The comments were made by ALONE, which has backed a request by the Health Information and Quality Authority (HIQA) for increased investigative powers.
It follows revelations in the Irish Independent earlier this week that HIQA, which is responsible for the registration and inspection of nursing homes, was unable to investigate 355 complaints it received about 213 nursing homes last year due to a deficiency in legislation.
These included complaints about deaths and alleged verbal, physical, sexual and financial abuse.
ALONE chief executive Sean Moynihan said there had been a number of serious cases since the Leas Cross scandal in 2005, with nursing homes being closed down as a result.
He said the Government should give HIQA additional powers to investigate complaints as the current system, where complainants are urged to raise their concerns with the nursing home itself, was not working.
"As individual complaints are investigated internally, older people and families may feel they can't speak out, for fear of losing their place in the home," said Mr Moynihan.

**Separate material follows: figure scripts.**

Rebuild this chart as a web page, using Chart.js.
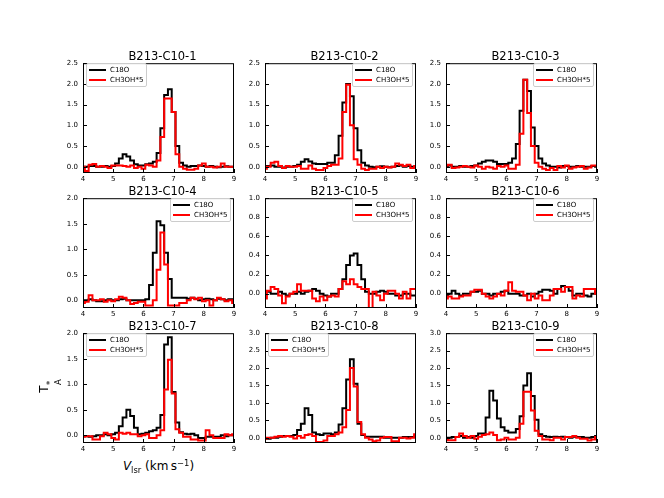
<!DOCTYPE html>
<html><head><meta charset="utf-8">
<script src="https://cdn.jsdelivr.net/npm/chart.js@4.4.1/dist/chart.umd.min.js"></script>
<style>
body{margin:0;background:#fff;width:664px;height:498px;overflow:hidden;position:relative;font-family:'DejaVu Sans',sans-serif;color:#000}
canvas{position:absolute}
.title{position:absolute;text-align:center;font-size:11.5px;line-height:12px;white-space:nowrap}
.legend{position:absolute;box-sizing:border-box;border:1px solid #cccccc;border-radius:2px;background:rgba(255,255,255,0.8);width:61px;height:24px;font-size:7px;z-index:5}
.legend .ln{position:absolute;left:2.3px;width:17px;height:2px}
.legend .tx{position:absolute;left:23px;line-height:10px;white-space:nowrap}
.xlabel{position:absolute;text-align:center;font-size:12px;line-height:14px;white-space:nowrap}
.ylabel{position:absolute;font-size:12px;line-height:14px;white-space:nowrap;transform:translate(-50%,-50%) rotate(-90deg)}
.sm{font-size:8.4px;position:relative}
</style>
</head><body>
<script>
const velocity = [4.000,4.125,4.250,4.375,4.500,4.625,4.750,4.875,5.000,5.125,
  5.250,5.375,5.500,5.625,5.750,5.875,6.000,6.125,6.250,6.375,
  6.500,6.625,6.750,6.875,7.000,7.125,7.250,7.375,7.500,7.625,
  7.750,7.875,8.000,8.125,8.250,8.375,8.500,8.625,8.750,8.875,9.000];
const titles = ['B213-C10-1','B213-C10-2','B213-C10-3','B213-C10-4','B213-C10-5','B213-C10-6','B213-C10-7','B213-C10-8','B213-C10-9'];
const seriesNames = ['C18O','CH3OH*5'];

const c18o_1 = [0.00,0.00,0.02,0.02,0.00,0.00,0.02,0.00,0.02,0.08,
  0.20,0.30,0.25,0.15,0.06,0.03,0.03,0.06,0.08,0.12,
  0.33,0.93,1.73,1.87,1.32,0.50,0.10,0.03,0.00,0.02,
  0.02,0.03,0.02,0.00,0.02,0.00,-0.01,0.00,0.01,0.00,0.00];
const ch3oh_1 = [0.00,-0.10,0.05,0.07,0.00,0.02,0.00,-0.03,0.03,0.03,
  0.03,0.02,0.00,0.03,-0.03,0.00,-0.05,0.05,0.03,0.00,
  0.15,0.72,1.65,1.65,1.32,0.30,0.00,-0.05,-0.07,-0.07,
  -0.05,0.03,0.08,0.00,0.00,-0.02,0.00,0.08,0.00,0.00,0.00];
const c18o_2 = [0.00,0.02,0.03,0.00,0.00,-0.02,0.00,0.00,0.02,0.05,
  0.12,0.18,0.13,0.08,0.07,0.07,0.07,0.10,0.10,0.28,
  0.75,1.55,2.00,1.70,0.93,0.40,0.10,0.03,0.00,-0.01,
  0.00,0.01,0.00,-0.01,0.00,0.02,0.03,0.00,0.02,0.00,0.00];
const ch3oh_2 = [-0.05,0.00,0.10,0.12,0.02,-0.03,0.02,0.00,0.00,0.02,
  -0.05,-0.05,0.03,-0.05,-0.08,-0.08,-0.03,0.02,0.05,0.05,
  0.20,1.32,1.98,1.00,0.18,0.05,-0.05,-0.08,-0.05,-0.05,
  0.00,-0.03,0.00,-0.02,0.00,0.08,0.05,0.02,0.05,-0.03,0.02];
const c18o_3 = [0.02,0.03,0.00,0.00,0.02,0.00,0.00,0.02,0.03,0.08,
  0.12,0.15,0.15,0.12,0.07,0.07,0.07,0.10,0.20,0.55,
  1.35,2.10,1.83,0.95,0.50,0.20,0.08,0.03,0.00,0.00,
  -0.02,0.02,0.02,0.00,0.00,0.02,0.00,0.00,0.00,0.02,0.00];
const ch3oh_3 = [0.03,0.05,-0.03,-0.02,0.00,0.02,0.00,-0.02,0.03,0.00,
  -0.05,0.00,-0.02,-0.05,0.02,0.00,0.03,-0.05,-0.05,0.05,
  0.80,2.10,1.30,0.50,0.10,0.00,-0.05,-0.08,-0.03,-0.08,
  0.02,-0.02,0.03,-0.05,-0.02,0.00,0.02,-0.05,-0.02,0.03,0.03];
const c18o_4 = [0.00,0.00,0.02,0.00,-0.02,-0.02,0.00,0.02,0.00,0.00,
  0.02,0.03,0.00,0.00,0.00,0.00,0.00,0.02,0.30,0.93,
  1.55,1.47,0.93,0.42,0.05,0.05,0.05,0.05,0.03,0.05,
  0.03,0.00,0.02,0.03,0.02,0.00,0.03,0.02,0.00,0.02,0.00];
const ch3oh_4 = [-0.05,-0.03,0.10,0.00,0.00,0.02,-0.03,0.00,-0.02,0.02,
  0.07,0.05,0.00,-0.07,-0.05,-0.03,-0.03,-0.10,-0.10,0.00,
  0.60,1.33,0.70,-0.10,-0.10,-0.10,-0.05,-0.05,0.00,0.05,
  0.02,0.05,-0.02,0.00,-0.10,0.00,0.05,0.02,-0.02,0.00,-0.05];
const c18o_5 = [0.02,0.02,0.00,0.00,0.02,0.00,-0.02,0.00,0.00,0.02,
  0.00,0.02,0.03,0.05,0.03,0.00,-0.02,-0.03,0.00,0.00,
  0.05,0.15,0.30,0.40,0.42,0.30,0.15,0.02,0.00,0.00,
  0.02,0.03,0.02,0.00,0.00,-0.02,-0.02,0.00,0.00,-0.02,-0.02];
const ch3oh_5 = [-0.05,0.03,0.07,0.05,-0.02,-0.10,-0.03,0.00,0.02,0.10,
  0.03,0.03,0.03,-0.05,-0.08,-0.03,-0.07,-0.03,-0.02,-0.03,
  0.05,0.13,0.10,0.15,0.10,0.07,0.05,0.05,-0.20,0.02,
  -0.02,-0.07,0.00,0.03,0.03,0.00,-0.05,0.02,-0.05,0.05,0.05];
const c18o_6 = [-0.02,0.00,0.03,0.00,-0.02,0.00,0.00,0.02,0.02,0.03,
  0.00,0.00,-0.02,0.00,0.00,0.02,0.03,0.00,0.00,0.00,
  -0.02,-0.02,0.00,-0.03,0.00,0.02,0.04,0.04,0.03,0.00,
  0.05,0.08,0.07,0.03,-0.02,0.00,0.00,-0.02,-0.03,0.00,0.02];
const ch3oh_6 = [-0.05,-0.03,-0.05,-0.05,-0.03,-0.02,-0.02,0.02,0.04,0.04,
  0.00,-0.03,-0.05,-0.03,0.00,-0.02,0.03,0.12,0.03,0.02,
  0.02,-0.02,-0.07,0.00,-0.05,-0.02,-0.07,-0.07,-0.02,0.05,
  0.05,0.02,0.07,0.07,-0.05,-0.02,-0.03,0.05,0.05,0.05,0.00];
const c18o_7 = [-0.02,-0.02,-0.03,-0.02,0.00,0.00,0.02,0.00,0.02,0.05,
  0.18,0.35,0.50,0.38,0.15,0.02,0.03,0.05,0.08,0.10,
  0.15,0.40,1.78,1.92,0.85,0.25,0.06,0.03,0.02,0.03,
  0.00,-0.05,-0.05,-0.03,-0.03,-0.03,-0.03,0.00,-0.02,0.00,0.00];
const ch3oh_7 = [-0.03,-0.02,-0.02,-0.08,-0.08,-0.02,0.05,0.02,-0.05,-0.08,
  0.05,0.03,0.05,0.02,0.02,-0.02,0.00,0.02,-0.05,-0.05,
  0.00,0.10,0.90,1.48,0.82,0.12,0.05,-0.03,-0.03,-0.08,
  -0.08,-0.10,-0.10,0.10,0.00,-0.05,-0.05,-0.05,0.02,0.00,0.02];
const c18o_8 = [-0.03,-0.03,0.00,0.00,0.03,0.05,0.05,0.05,0.08,0.22,
  0.40,0.85,0.65,0.15,0.10,0.08,0.12,0.12,0.10,0.15,
  0.38,0.85,1.67,2.25,1.55,0.40,0.08,0.03,0.03,0.03,
  0.03,0.03,0.00,0.00,0.00,0.00,0.00,0.02,0.02,0.02,0.03];
const ch3oh_8 = [-0.03,0.00,0.00,0.03,0.05,0.03,0.05,0.03,-0.02,0.05,
  0.00,0.08,0.10,0.05,-0.12,-0.12,-0.08,0.05,0.05,0.10,
  0.15,0.30,0.80,2.00,1.47,0.45,0.10,0.00,-0.05,-0.10,
  -0.08,0.00,0.02,0.02,-0.10,-0.10,0.00,0.00,-0.02,0.00,0.10];
const c18o_9 = [0.00,0.00,0.02,0.02,0.05,0.00,0.02,0.00,0.05,0.12,
  0.12,0.58,1.35,1.07,0.55,0.30,0.20,0.15,0.15,0.25,
  0.62,1.50,1.85,1.20,0.52,0.10,0.05,0.03,0.02,0.03,
  0.02,0.03,0.02,0.00,0.03,0.02,0.02,0.00,0.00,0.02,0.05];
const ch3oh_9 = [-0.05,-0.07,-0.07,0.02,0.12,0.05,0.00,0.05,-0.03,0.03,
  0.08,0.10,0.15,0.08,-0.07,-0.05,0.00,-0.05,-0.05,0.00,
  0.40,1.32,1.32,0.78,0.20,0.05,-0.05,-0.05,-0.07,0.00,
  0.00,-0.05,0.02,0.02,0.05,0.00,-0.03,-0.03,-0.08,-0.05,0.02];

const yTicks_a = [0.0,0.5,1.0,1.5,2.0,2.5];
const yTicks_b = [0.0,0.5,1.0,1.5,2.0];
const yTicks_c = [0.0,0.2,0.4,0.6,0.8,1.0];
const yTicks_d = [0.0,0.5,1.0,1.5,2.0,2.5,3.0];
const xTicks = [4,5,6,7,8,9];
const yMin = -0.15;

const panels = [
  {c18o:c18o_1, ch3oh:ch3oh_1, yTicks:yTicks_a, legend:'left',  xLabels:true},
  {c18o:c18o_2, ch3oh:ch3oh_2, yTicks:yTicks_a, legend:'right', xLabels:true},
  {c18o:c18o_3, ch3oh:ch3oh_3, yTicks:yTicks_a, legend:'right', xLabels:true},
  {c18o:c18o_4, ch3oh:ch3oh_4, yTicks:yTicks_b, legend:'right', xLabels:true},
  {c18o:c18o_5, ch3oh:ch3oh_5, yTicks:yTicks_c, legend:'right', xLabels:true},
  {c18o:c18o_6, ch3oh:ch3oh_6, yTicks:yTicks_c, legend:'right', xLabels:true},
  {c18o:c18o_7, ch3oh:ch3oh_7, yTicks:yTicks_b, legend:'left',  xLabels:true},
  {c18o:c18o_8, ch3oh:ch3oh_8, yTicks:yTicks_d, legend:'left',  xLabels:false},
  {c18o:c18o_9, ch3oh:ch3oh_9, yTicks:yTicks_d, legend:'right', xLabels:true}
];

const colLeft = [83, 265, 446];
const rowTop = [60, 195, 330];
const AW = 151, AH = 113, YW = 30, PT = 6, PR = 8, XH = 16;
const FONT = "'DejaVu Sans', sans-serif";

function framePlugin(showX){
  return {
    id:'frame',
    afterDatasetsDraw(chart){
      const {ctx, chartArea:a, scales} = chart;
      ctx.save();
      ctx.strokeStyle = '#000'; ctx.lineWidth = 1;
      ctx.beginPath();
      scales.y.ticks.forEach(t => {
        const py = Math.round(scales.y.getPixelForValue(t.value)) + 0.5;
        ctx.moveTo(a.left, py); ctx.lineTo(a.left + 4, py);
      });
      if (showX) scales.x.ticks.forEach(t => {
        const px = Math.round(scales.x.getPixelForValue(t.value)) + 0.5;
        ctx.moveTo(px, a.bottom); ctx.lineTo(px, a.bottom - 4);
      });
      ctx.stroke();
      ctx.strokeRect(a.left + 0.5, a.top + 0.5, a.right - a.left - 1, a.bottom - a.top - 1);
      ctx.restore();
    }
  };
}

panels.forEach((p, i) => {
  const col = i % 3, row = Math.floor(i / 3);
  const L = colLeft[col], T = rowTop[row];
  const cv = document.createElement('canvas');
  cv.width = YW + AW + PR; cv.height = PT + AH + XH;
  cv.style.left = (L - YW) + 'px'; cv.style.top = (T - PT) + 'px';
  document.body.appendChild(cv);

  new Chart(cv, {
    type: 'line',
    data: { datasets: [
      { label: seriesNames[1], data: velocity.map((v, k) => ({x: v, y: p.ch3oh[k]})),
        borderColor: '#ff0000', borderWidth: 2, pointRadius: 0, stepped: 'middle', fill: false, order: 1 },
      { label: seriesNames[0], data: velocity.map((v, k) => ({x: v, y: p.c18o[k]})),
        borderColor: '#000000', borderWidth: 2, pointRadius: 0, stepped: 'middle', fill: false, order: 2 }
    ]},
    options: {
      responsive: false, animation: false, events: [],
      layout: { padding: { top: PT, right: PR, left: 0, bottom: 0 } },
      plugins: { legend: { display: false }, tooltip: { enabled: false }, title: { display: false } },
      scales: {
        x: {
          type: 'linear', min: 4, max: 9,
          grid: { display: false, drawTicks: false }, border: { display: false },
          afterBuildTicks: s => { s.ticks = xTicks.map(v => ({value: v})); },
          afterFit: s => { s.height = XH; },
          ticks: { display: p.xLabels, padding: 2, color: '#000', maxRotation: 0, autoSkip: false,
                   font: { family: FONT, size: 7 }, callback: v => String(v) }
        },
        y: {
          type: 'linear', min: yMin, max: p.yTicks[p.yTicks.length - 1],
          grid: { display: false, drawTicks: false }, border: { display: false },
          afterBuildTicks: s => { s.ticks = p.yTicks.map(v => ({value: v})); },
          afterFit: s => { s.width = YW; },
          ticks: { padding: 5, color: '#000', autoSkip: false,
                   font: { family: FONT, size: 7 }, callback: v => Number(v).toFixed(1) }
        }
      }
    },
    plugins: [framePlugin(p.xLabels)]
  });

  const t = document.createElement('div');
  t.className = 'title';
  t.style.left = (L + 4) + 'px'; t.style.width = AW + 'px'; t.style.top = (T - 10) + 'px';
  t.textContent = titles[i];
  document.body.appendChild(t);

  const lg = document.createElement('div');
  lg.className = 'legend';
  lg.style.left = (p.legend === 'left' ? L + 3 : L + AW - 3 - 61) + 'px';
  lg.style.top = (T + 3) + 'px';
  const cols = ['#000000', '#ff0000'];
  [0, 1].forEach(j => {
    const ln = document.createElement('div'); ln.className = 'ln';
    ln.style.top = (4.6 + 10 * j) + 'px'; ln.style.background = cols[j];
    const tx = document.createElement('div'); tx.className = 'tx';
    tx.style.top = (0.6 + 10 * j) + 'px'; tx.textContent = seriesNames[j];
    lg.appendChild(ln); lg.appendChild(tx);
  });
  document.body.appendChild(lg);
});

const xl = document.createElement('div');
xl.className = 'xlabel';
xl.style.left = colLeft[0] + 'px'; xl.style.width = AW + 'px'; xl.style.top = '459px';
xl.innerHTML = '<i>V</i><span class="sm" style="top:2.5px">lsr</span> (km&thinsp;s<span class="sm" style="top:-4.5px">\u22121</span>)';
document.body.appendChild(xl);

const yl = document.createElement('div');
yl.className = 'ylabel';
yl.style.left = '49px'; yl.style.top = '386px';
yl.innerHTML = 'T<span style="display:inline-flex;flex-direction:column;font-size:8.4px;line-height:8px;vertical-align:-5px;margin-left:0.5px"><span>*</span><span>A</span></span>';
document.body.appendChild(yl);
</script>
</body></html>
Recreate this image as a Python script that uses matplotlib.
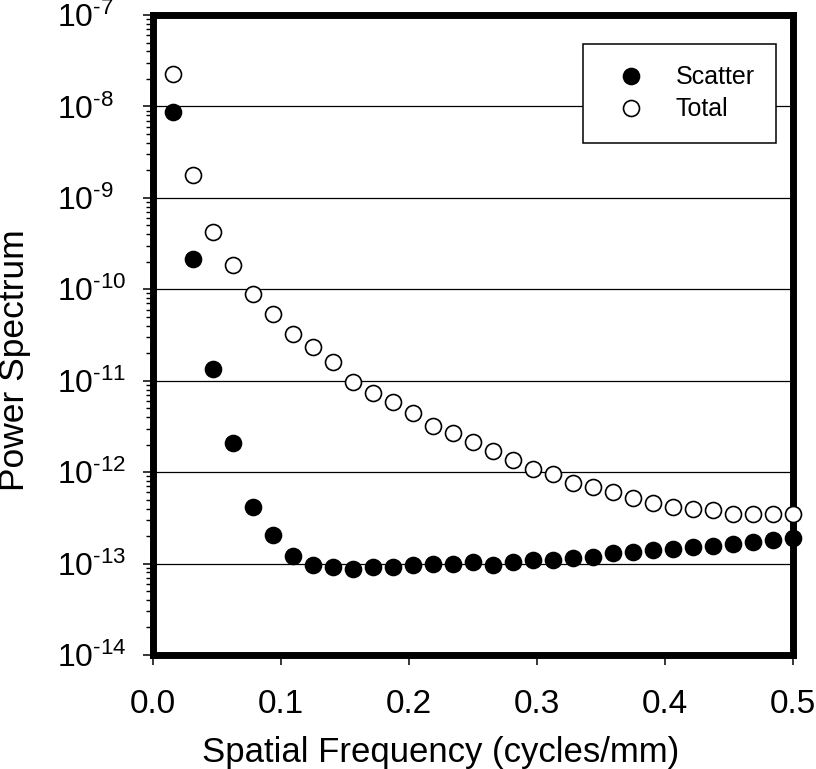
import matplotlib
matplotlib.use("Agg")
import matplotlib.pyplot as plt
from matplotlib.ticker import NullFormatter

plt.rcParams['font.family'] = ['Liberation Sans', 'DejaVu Sans']
plt.rcParams['mathtext.fontset'] = 'custom'
plt.rcParams['mathtext.rm'] = 'Liberation Sans'
plt.rcParams['mathtext.default'] = 'regular'

# frequences (cycles/mm)
freq = [0.0156, 0.0313, 0.0469, 0.0625, 0.0781, 0.0938, 0.1094, 0.125,
        0.1406, 0.1563, 0.1719, 0.1875, 0.2031, 0.2188, 0.2344, 0.25,
        0.2656, 0.2813, 0.2969, 0.3125, 0.3281, 0.3438, 0.3594, 0.375,
        0.3906, 0.4063, 0.4219, 0.4375, 0.4531, 0.4688, 0.4844, 0.5]

scatter_ps = [8.7e-9, 2.14e-10, 1.34e-11, 2.08e-12, 4.16e-13, 2.06e-13, 1.21e-13, 9.7e-14,
              9.2e-14, 8.75e-14, 9.2e-14, 9.2e-14, 9.7e-14, 9.9e-14, 1.0e-13, 1.04e-13,
              9.7e-14, 1.04e-13, 1.1e-13, 1.1e-13, 1.16e-13, 1.18e-13, 1.31e-13, 1.33e-13,
              1.41e-13, 1.44e-13, 1.52e-13, 1.55e-13, 1.64e-13, 1.73e-13, 1.82e-13, 1.91e-13]

total_ps = [2.25e-8, 1.77e-9, 4.2e-10, 1.86e-10, 8.85e-11, 5.35e-11, 3.24e-11, 2.33e-11,
            1.6e-11, 9.7e-12, 7.3e-12, 5.8e-12, 4.4e-12, 3.2e-12, 2.67e-12, 2.13e-12,
            1.7e-12, 1.36e-12, 1.08e-12, 9.5e-13, 7.6e-13, 6.9e-13, 6.1e-13, 5.2e-13,
            4.6e-13, 4.16e-13, 3.96e-13, 3.86e-13, 3.5e-13, 3.5e-13, 3.5e-13, 3.5e-13]

xticks = [0.0, 0.1, 0.2, 0.3, 0.4, 0.5]
xtick_labels = ['0.0', '0.1', '0.2', '0.3', '0.4', '0.5']
yticks = [1e-14, 1e-13, 1e-12, 1e-11, 1e-10, 1e-9, 1e-8, 1e-7]
ytick_labels = [r'$10^{\text{-14}}$', r'$10^{\text{-13}}$', r'$10^{\text{-12}}$',
                r'$10^{\text{-11}}$', r'$10^{\text{-10}}$', r'$10^{\text{-9}}$',
                r'$10^{\text{-8}}$', r'$10^{\text{-7}}$']

W, H = 816, 769
fig = plt.figure(figsize=(W / 100, H / 100), dpi=100)
ax = fig.add_axes([153 / W, 1 - 655 / H, 640 / W, 640 / H])

ax.plot(freq, scatter_ps, 'o', ms=11.5, mfc='black', mec='black', mew=1.2,
        label='Scatter', clip_on=False, zorder=3)
ax.plot(freq, total_ps, 'o', ms=11.5, mfc='white', mec='black', mew=1.2,
        label='Total', clip_on=False, zorder=3)

ax.set_yscale('log')
ax.set_xlim(0, 0.5)
ax.set_ylim(1e-14, 1e-7)

ax.set_xticks(xticks)
ax.set_xticklabels(xtick_labels, fontsize=24)
ax.set_yticks(yticks)
ax.set_yticklabels(ytick_labels, fontsize=23, ha='left')
ax.yaxis.set_minor_formatter(NullFormatter())

ax.tick_params(axis='x', which='major', direction='out', length=7.5, width=1.1, pad=17)
ax.tick_params(axis='y', which='major', direction='out', length=7.2, width=1.1, pad=62)
ax.tick_params(axis='y', which='minor', direction='out', length=4.8, width=1.0)
ax.tick_params(axis='x', which='minor', bottom=False)

for s in ax.spines.values():
    s.set_linewidth(5)

ax.grid(True, which='major', axis='y', color='black', lw=0.9)
ax.set_axisbelow(True)

leg = ax.legend(loc='upper right', bbox_to_anchor=(776 / W, 1 - 44 / H),
                bbox_transform=fig.transFigure, borderaxespad=0, numpoints=1,
                fontsize=18, fancybox=False, framealpha=1, edgecolor='black',
                borderpad=0.85, handlelength=2.1, handletextpad=0.75,
                labelspacing=0.33)
leg.get_frame().set_linewidth(1.1)

fig.text(441 / W, 1 - 762 / H, 'Spatial Frequency (cycles/mm)', fontsize=25,
         ha='center', va='baseline')
fig.text(15 / W, 1 - 360 / H, 'Power Spectrum', fontsize=25.5, rotation=90,
         ha='center', va='center')

fig.savefig('out.png', dpi=100, facecolor='white')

"Currently over 2,000 people are waiting for nursing home care in the country. This makes nursing homes very powerful. People need to have an impartial external body to submit complaints to. This is an industry that needs to be properly regulated to ensure it is providing quality care.
"The current system means that if someone makes a complaint, HIQA don't have entitlement to investigate it further and the individual is sent back to the nursing home they are complaining about. It leaves vulnerable older people in a very powerless situation."
HIQA received a number of contacts from relatives of nursing home residents who claimed their loved ones were discharged after complaints were made on their behalf. In a small number of cases it was alleged relatives were told they could look elsewhere if they were unhappy with the service being provided.
The matter was raised in the Dail this week by Fine Gael TD Fergus O'Dowd, who warned Health Minister Leo Varadkar there would be a repeat of Leas Cross if HIQA was not given the additional powers it has requested.
Mr Varadkar said nursing homes were required to notify HIQA of any allegation of abuse or adverse incidents and had to have accessible and effective complaints procedures.
Nursing Homes Ireland (NHI), which represents more than 400 private and voluntary elder care facilities, said it rejected claims there was not a robust process in place to respond to complaints.
In a statement, it said nursing homes were arguably the most heavily regulated part of the Irish health sector.
The representative body said regulations and national quality standards stipulated clear requirements for all nursing homes, whether they are public, private or voluntary, in respect of the management of complaints.
"Staff in the nursing home sector care deeply about the residents they care for and, as per the regulations and national standards, are subject to rigorous regulation and inspection that is undertaken independently by HIQA," the NHI statement said.